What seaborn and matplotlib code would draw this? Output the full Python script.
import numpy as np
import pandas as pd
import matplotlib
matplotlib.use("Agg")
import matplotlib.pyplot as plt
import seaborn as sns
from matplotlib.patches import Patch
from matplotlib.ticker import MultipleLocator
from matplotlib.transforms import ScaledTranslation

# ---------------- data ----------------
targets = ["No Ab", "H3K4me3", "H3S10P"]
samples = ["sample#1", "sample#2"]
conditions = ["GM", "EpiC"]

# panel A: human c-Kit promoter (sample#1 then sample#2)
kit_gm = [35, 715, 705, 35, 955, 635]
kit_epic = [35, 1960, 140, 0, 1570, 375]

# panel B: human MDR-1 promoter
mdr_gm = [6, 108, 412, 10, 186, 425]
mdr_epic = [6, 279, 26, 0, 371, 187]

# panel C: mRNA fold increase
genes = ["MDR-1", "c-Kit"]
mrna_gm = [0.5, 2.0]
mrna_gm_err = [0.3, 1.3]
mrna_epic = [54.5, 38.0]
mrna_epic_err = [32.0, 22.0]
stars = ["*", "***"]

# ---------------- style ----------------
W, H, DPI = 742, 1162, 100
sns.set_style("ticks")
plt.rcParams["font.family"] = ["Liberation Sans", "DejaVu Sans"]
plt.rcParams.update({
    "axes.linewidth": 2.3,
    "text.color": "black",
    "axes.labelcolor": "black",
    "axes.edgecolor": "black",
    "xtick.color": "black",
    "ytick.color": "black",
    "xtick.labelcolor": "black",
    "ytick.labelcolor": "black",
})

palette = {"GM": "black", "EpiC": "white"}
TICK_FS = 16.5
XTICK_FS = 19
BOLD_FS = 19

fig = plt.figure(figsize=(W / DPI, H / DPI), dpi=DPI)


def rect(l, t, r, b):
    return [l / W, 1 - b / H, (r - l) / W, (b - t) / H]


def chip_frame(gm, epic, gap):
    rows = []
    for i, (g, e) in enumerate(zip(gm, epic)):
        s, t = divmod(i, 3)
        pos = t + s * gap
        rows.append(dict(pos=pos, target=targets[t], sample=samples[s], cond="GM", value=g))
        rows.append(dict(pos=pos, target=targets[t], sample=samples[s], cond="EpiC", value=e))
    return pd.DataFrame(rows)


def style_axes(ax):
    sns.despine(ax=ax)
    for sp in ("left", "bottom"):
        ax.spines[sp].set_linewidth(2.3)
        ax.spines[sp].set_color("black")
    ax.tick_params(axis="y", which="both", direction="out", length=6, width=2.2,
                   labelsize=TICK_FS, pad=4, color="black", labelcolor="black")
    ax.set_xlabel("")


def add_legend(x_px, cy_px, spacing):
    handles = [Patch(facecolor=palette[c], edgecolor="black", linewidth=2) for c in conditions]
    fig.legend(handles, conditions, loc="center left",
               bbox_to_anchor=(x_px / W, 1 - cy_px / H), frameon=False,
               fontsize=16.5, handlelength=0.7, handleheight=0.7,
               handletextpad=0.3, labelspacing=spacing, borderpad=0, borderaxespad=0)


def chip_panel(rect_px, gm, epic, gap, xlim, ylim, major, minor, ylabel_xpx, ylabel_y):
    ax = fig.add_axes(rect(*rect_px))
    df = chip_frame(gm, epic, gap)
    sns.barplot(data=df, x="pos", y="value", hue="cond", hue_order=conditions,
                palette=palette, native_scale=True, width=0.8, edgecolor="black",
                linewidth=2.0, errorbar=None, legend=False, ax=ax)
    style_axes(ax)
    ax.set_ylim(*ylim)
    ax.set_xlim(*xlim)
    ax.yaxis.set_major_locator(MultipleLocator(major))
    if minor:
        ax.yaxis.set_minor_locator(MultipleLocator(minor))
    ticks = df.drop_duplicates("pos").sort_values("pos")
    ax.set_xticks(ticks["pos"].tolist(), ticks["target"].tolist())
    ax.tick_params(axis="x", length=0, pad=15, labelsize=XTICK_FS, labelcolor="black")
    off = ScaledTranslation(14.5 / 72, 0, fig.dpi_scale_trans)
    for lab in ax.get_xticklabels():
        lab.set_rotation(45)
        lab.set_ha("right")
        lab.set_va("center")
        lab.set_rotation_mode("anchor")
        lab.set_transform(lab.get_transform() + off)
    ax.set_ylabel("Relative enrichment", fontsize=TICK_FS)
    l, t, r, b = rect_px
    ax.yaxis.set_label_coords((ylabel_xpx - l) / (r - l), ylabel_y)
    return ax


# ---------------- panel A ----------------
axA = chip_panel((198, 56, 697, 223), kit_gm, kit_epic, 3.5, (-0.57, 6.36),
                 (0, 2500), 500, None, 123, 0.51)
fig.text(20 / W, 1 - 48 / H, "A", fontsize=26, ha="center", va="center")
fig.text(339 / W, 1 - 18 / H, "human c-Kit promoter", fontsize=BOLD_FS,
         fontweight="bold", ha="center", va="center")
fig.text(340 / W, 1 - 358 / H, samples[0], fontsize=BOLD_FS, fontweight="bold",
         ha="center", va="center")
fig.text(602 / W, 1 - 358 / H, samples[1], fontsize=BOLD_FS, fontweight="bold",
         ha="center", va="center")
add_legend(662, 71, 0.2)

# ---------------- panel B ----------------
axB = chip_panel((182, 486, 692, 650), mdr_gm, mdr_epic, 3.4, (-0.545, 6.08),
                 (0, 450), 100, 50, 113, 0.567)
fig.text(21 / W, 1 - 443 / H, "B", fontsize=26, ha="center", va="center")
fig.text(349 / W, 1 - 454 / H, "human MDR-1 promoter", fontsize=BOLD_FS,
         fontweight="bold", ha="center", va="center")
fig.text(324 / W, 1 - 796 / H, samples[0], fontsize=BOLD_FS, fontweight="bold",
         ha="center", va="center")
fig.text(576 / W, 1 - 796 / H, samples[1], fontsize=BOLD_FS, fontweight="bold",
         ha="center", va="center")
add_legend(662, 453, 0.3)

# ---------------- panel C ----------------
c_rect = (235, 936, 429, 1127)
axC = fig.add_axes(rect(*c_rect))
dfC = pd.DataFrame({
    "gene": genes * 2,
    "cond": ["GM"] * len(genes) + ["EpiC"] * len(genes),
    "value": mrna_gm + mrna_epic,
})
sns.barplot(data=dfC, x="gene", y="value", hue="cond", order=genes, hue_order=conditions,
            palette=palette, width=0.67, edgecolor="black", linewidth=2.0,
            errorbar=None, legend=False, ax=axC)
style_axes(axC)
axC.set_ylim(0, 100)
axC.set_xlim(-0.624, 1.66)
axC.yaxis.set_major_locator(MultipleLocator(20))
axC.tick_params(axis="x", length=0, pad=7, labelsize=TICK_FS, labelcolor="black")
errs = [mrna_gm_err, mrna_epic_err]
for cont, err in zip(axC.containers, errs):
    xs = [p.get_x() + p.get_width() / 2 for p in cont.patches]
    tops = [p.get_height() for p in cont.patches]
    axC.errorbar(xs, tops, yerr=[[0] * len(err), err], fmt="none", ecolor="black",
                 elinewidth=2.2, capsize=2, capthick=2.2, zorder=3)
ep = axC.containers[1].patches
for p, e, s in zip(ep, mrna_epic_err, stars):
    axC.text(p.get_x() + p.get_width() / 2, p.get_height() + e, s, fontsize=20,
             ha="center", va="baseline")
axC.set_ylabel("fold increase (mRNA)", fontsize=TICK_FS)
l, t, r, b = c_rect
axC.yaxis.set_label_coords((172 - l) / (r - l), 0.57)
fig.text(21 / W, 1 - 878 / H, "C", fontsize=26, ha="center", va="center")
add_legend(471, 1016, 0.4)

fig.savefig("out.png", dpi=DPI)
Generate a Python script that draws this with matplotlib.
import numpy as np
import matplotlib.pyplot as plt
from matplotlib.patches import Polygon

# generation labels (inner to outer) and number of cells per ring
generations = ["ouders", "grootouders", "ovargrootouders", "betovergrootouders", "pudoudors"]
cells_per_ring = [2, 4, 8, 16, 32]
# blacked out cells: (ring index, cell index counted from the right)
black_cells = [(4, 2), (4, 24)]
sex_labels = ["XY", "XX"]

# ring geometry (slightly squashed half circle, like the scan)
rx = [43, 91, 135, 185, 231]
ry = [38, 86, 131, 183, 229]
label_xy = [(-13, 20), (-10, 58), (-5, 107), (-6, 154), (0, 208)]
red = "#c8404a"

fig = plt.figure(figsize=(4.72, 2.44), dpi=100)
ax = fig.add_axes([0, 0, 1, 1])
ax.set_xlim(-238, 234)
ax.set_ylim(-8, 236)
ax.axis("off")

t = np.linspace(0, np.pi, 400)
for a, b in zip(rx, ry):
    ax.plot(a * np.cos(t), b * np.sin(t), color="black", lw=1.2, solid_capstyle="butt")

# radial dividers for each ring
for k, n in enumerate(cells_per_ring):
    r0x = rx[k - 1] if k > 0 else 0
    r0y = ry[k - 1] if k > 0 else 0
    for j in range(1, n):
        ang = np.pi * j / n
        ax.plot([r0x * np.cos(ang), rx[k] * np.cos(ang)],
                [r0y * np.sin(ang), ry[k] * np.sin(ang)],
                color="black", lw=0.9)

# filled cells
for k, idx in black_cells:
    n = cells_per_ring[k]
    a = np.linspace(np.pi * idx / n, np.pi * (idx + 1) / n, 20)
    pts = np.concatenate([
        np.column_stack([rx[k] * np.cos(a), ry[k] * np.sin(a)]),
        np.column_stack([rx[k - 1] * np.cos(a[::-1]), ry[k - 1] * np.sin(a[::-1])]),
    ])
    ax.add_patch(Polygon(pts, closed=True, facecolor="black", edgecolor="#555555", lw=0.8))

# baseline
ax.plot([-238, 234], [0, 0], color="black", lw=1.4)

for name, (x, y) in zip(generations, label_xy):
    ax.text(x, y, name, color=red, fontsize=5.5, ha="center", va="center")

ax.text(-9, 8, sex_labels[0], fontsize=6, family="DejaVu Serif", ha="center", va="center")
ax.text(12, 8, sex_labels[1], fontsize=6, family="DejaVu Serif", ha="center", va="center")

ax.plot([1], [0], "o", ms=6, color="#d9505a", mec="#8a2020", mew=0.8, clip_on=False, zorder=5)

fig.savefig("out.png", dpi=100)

++++++++

_Objective_: Nothing beyond the required lines should be retyped: start with the line that contains "Generate a Python" and finish with the line that contains "ax.plot(a * np.cos(t), b".

_Solved exercise_:
Generate a Python script that draws this with matplotlib.
import numpy as np
import matplotlib.pyplot as plt
from matplotlib.patches import Polygon

# generation labels (inner to outer) and number of cells per ring
generations = ["ouders", "grootouders", "ovargrootouders", "betovergrootouders", "pudoudors"]
cells_per_ring = [2, 4, 8, 16, 32]
# blacked out cells: (ring index, cell index counted from the right)
black_cells = [(4, 2), (4, 24)]
sex_labels = ["XY", "XX"]

# ring geometry (slightly squashed half circle, like the scan)
rx = [43, 91, 135, 185, 231]
ry = [38, 86, 131, 183, 229]
label_xy = [(-13, 20), (-10, 58), (-5, 107), (-6, 154), (0, 208)]
red = "#c8404a"

fig = plt.figure(figsize=(4.72, 2.44), dpi=100)
ax = fig.add_axes([0, 0, 1, 1])
ax.set_xlim(-238, 234)
ax.set_ylim(-8, 236)
ax.axis("off")

t = np.linspace(0, np.pi, 400)
for a, b in zip(rx, ry):
    ax.plot(a * np.cos(t), b * np.sin(t), color="black", lw=1.2, solid_capstyle="butt")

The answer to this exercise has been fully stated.